To do = In this exercise, the entries below include pictures. Repeat exactly the lines from the line with "Write a web" to the line with "return [y, vals[i]];", including both, but without the pictures.

#### Provided data ####

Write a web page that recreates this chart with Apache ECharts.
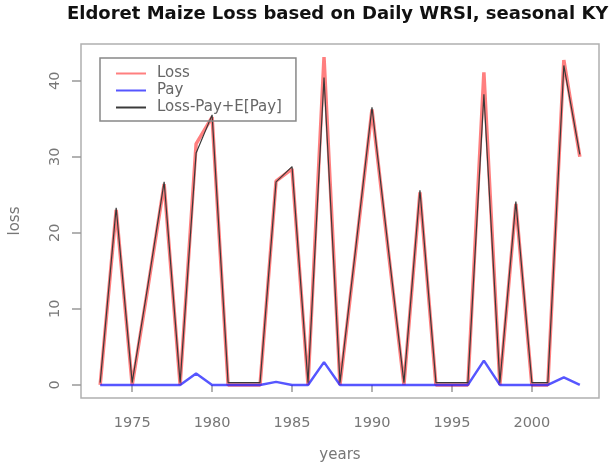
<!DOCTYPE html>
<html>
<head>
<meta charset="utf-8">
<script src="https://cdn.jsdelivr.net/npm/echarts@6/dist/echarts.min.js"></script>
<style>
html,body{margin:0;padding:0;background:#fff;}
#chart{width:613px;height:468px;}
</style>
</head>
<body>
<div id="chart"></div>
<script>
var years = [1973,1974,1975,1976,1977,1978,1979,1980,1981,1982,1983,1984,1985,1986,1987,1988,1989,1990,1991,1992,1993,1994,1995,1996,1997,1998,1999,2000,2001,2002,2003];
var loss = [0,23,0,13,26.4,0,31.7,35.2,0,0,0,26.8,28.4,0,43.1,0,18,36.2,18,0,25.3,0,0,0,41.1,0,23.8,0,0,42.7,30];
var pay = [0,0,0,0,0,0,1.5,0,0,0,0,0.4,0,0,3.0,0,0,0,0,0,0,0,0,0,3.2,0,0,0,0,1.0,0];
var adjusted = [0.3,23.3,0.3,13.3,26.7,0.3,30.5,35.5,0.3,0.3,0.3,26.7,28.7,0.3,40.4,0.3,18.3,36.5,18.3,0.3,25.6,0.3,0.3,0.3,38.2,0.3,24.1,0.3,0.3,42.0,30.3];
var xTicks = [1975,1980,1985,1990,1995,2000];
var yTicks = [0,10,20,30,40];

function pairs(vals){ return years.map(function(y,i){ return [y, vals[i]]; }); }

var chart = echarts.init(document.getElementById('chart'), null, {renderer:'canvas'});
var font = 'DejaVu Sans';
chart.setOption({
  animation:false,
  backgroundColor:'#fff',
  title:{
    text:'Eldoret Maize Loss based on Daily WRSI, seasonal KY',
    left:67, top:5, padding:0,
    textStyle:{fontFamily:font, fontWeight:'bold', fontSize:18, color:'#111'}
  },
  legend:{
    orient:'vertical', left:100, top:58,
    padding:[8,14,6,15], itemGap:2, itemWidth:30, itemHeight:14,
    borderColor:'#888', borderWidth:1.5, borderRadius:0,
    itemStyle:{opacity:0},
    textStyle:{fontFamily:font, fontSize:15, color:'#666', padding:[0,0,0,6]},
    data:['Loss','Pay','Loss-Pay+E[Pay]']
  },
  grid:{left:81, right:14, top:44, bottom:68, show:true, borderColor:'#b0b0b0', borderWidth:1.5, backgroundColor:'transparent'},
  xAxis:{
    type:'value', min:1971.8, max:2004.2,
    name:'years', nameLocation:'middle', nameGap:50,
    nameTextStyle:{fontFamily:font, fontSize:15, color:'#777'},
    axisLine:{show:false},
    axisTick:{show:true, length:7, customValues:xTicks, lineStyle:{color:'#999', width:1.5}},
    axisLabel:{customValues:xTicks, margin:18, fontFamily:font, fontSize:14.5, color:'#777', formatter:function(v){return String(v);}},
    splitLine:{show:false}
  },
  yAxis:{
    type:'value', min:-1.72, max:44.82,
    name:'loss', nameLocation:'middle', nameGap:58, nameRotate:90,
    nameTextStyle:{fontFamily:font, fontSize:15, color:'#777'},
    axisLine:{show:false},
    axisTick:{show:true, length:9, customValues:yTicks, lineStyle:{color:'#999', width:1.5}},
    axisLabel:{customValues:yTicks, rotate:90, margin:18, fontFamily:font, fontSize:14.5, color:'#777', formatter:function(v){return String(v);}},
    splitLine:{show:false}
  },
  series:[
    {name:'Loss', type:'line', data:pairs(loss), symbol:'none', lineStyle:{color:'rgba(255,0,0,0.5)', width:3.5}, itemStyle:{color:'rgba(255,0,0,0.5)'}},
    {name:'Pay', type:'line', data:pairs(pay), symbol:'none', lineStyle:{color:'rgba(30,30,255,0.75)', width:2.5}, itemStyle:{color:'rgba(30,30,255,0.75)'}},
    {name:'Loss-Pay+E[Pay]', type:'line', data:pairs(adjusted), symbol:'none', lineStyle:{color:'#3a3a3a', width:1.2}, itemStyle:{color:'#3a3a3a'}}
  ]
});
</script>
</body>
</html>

####
#### Provided data ####

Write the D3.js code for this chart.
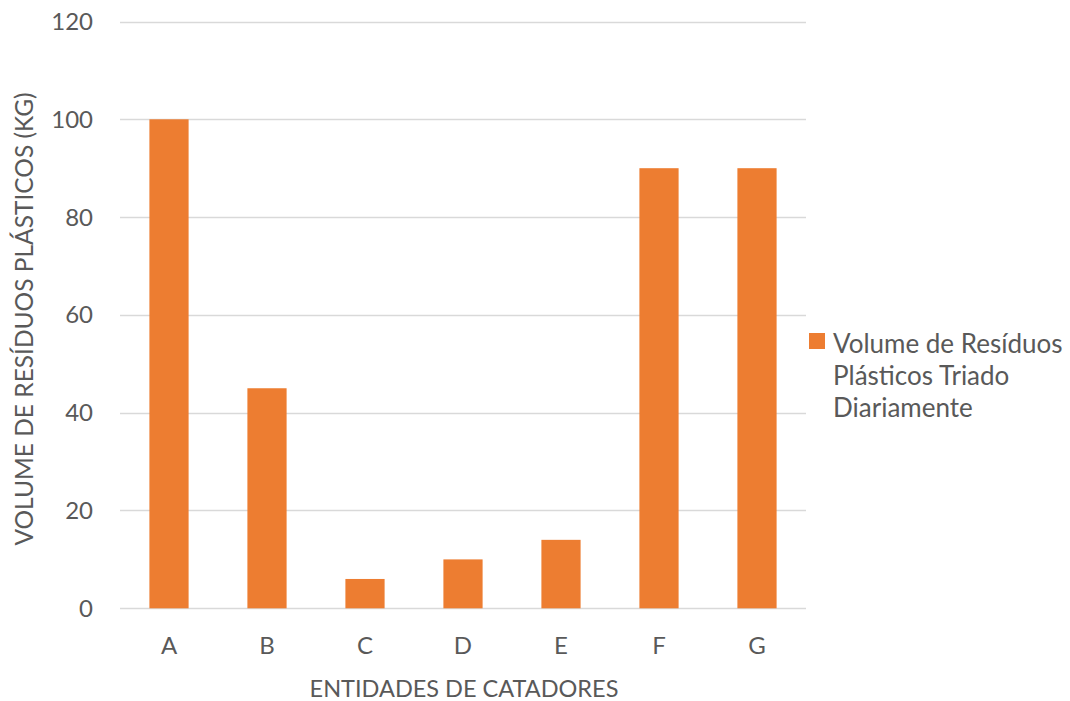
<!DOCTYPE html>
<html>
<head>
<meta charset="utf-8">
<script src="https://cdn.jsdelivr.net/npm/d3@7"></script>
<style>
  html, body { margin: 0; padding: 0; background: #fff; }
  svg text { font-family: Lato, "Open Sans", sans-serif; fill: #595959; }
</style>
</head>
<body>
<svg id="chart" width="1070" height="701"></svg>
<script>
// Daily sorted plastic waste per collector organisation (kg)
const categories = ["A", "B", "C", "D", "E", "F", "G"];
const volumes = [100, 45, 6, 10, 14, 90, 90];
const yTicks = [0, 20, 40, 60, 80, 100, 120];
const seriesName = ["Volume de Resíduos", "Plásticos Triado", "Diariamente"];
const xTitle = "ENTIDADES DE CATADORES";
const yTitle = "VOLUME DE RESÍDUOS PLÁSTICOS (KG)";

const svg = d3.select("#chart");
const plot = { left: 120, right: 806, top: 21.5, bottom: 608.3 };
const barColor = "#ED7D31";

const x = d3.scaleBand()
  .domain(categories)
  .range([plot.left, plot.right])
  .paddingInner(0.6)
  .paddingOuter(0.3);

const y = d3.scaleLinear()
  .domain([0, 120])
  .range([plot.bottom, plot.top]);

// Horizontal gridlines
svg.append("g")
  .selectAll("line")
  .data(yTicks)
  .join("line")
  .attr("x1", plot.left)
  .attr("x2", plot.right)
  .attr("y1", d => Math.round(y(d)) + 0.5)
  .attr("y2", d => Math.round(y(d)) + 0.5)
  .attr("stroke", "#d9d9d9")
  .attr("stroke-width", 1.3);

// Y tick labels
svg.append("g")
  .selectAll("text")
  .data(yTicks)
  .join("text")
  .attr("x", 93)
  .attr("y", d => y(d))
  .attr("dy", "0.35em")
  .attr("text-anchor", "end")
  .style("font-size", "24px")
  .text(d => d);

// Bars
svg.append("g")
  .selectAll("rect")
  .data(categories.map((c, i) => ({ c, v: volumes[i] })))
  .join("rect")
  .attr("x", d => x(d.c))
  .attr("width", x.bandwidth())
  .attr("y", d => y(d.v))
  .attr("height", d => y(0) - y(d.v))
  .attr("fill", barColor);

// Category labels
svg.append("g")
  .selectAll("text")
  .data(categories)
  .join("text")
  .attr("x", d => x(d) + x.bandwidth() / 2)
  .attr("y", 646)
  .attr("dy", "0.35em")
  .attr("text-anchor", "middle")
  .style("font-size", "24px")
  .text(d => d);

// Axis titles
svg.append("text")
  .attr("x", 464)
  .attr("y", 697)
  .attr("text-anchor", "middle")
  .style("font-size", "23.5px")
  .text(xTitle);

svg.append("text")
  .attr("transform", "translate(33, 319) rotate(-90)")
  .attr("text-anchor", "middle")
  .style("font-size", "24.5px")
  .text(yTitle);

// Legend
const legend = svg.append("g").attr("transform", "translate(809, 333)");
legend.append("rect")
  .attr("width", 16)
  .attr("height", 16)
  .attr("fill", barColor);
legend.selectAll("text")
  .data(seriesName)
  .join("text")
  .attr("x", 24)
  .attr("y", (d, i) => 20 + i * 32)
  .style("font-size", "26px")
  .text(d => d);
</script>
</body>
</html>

####

Expected answer =
Write a web page that recreates this chart with Apache ECharts.
<!DOCTYPE html>
<html>
<head>
<meta charset="utf-8">
<script src="https://cdn.jsdelivr.net/npm/echarts@6/dist/echarts.min.js"></script>
<style>
html,body{margin:0;padding:0;background:#fff;}
#chart{width:613px;height:468px;}
</style>
</head>
<body>
<div id="chart"></div>
<script>
var years = [1973,1974,1975,1976,1977,1978,1979,1980,1981,1982,1983,1984,1985,1986,1987,1988,1989,1990,1991,1992,1993,1994,1995,1996,1997,1998,1999,2000,2001,2002,2003];
var loss = [0,23,0,13,26.4,0,31.7,35.2,0,0,0,26.8,28.4,0,43.1,0,18,36.2,18,0,25.3,0,0,0,41.1,0,23.8,0,0,42.7,30];
var pay = [0,0,0,0,0,0,1.5,0,0,0,0,0.4,0,0,3.0,0,0,0,0,0,0,0,0,0,3.2,0,0,0,0,1.0,0];
var adjusted = [0.3,23.3,0.3,13.3,26.7,0.3,30.5,35.5,0.3,0.3,0.3,26.7,28.7,0.3,40.4,0.3,18.3,36.5,18.3,0.3,25.6,0.3,0.3,0.3,38.2,0.3,24.1,0.3,0.3,42.0,30.3];
var xTicks = [1975,1980,1985,1990,1995,2000];
var yTicks = [0,10,20,30,40];

function pairs(vals){ return years.map(function(y,i){ return [y, vals[i]]; }); }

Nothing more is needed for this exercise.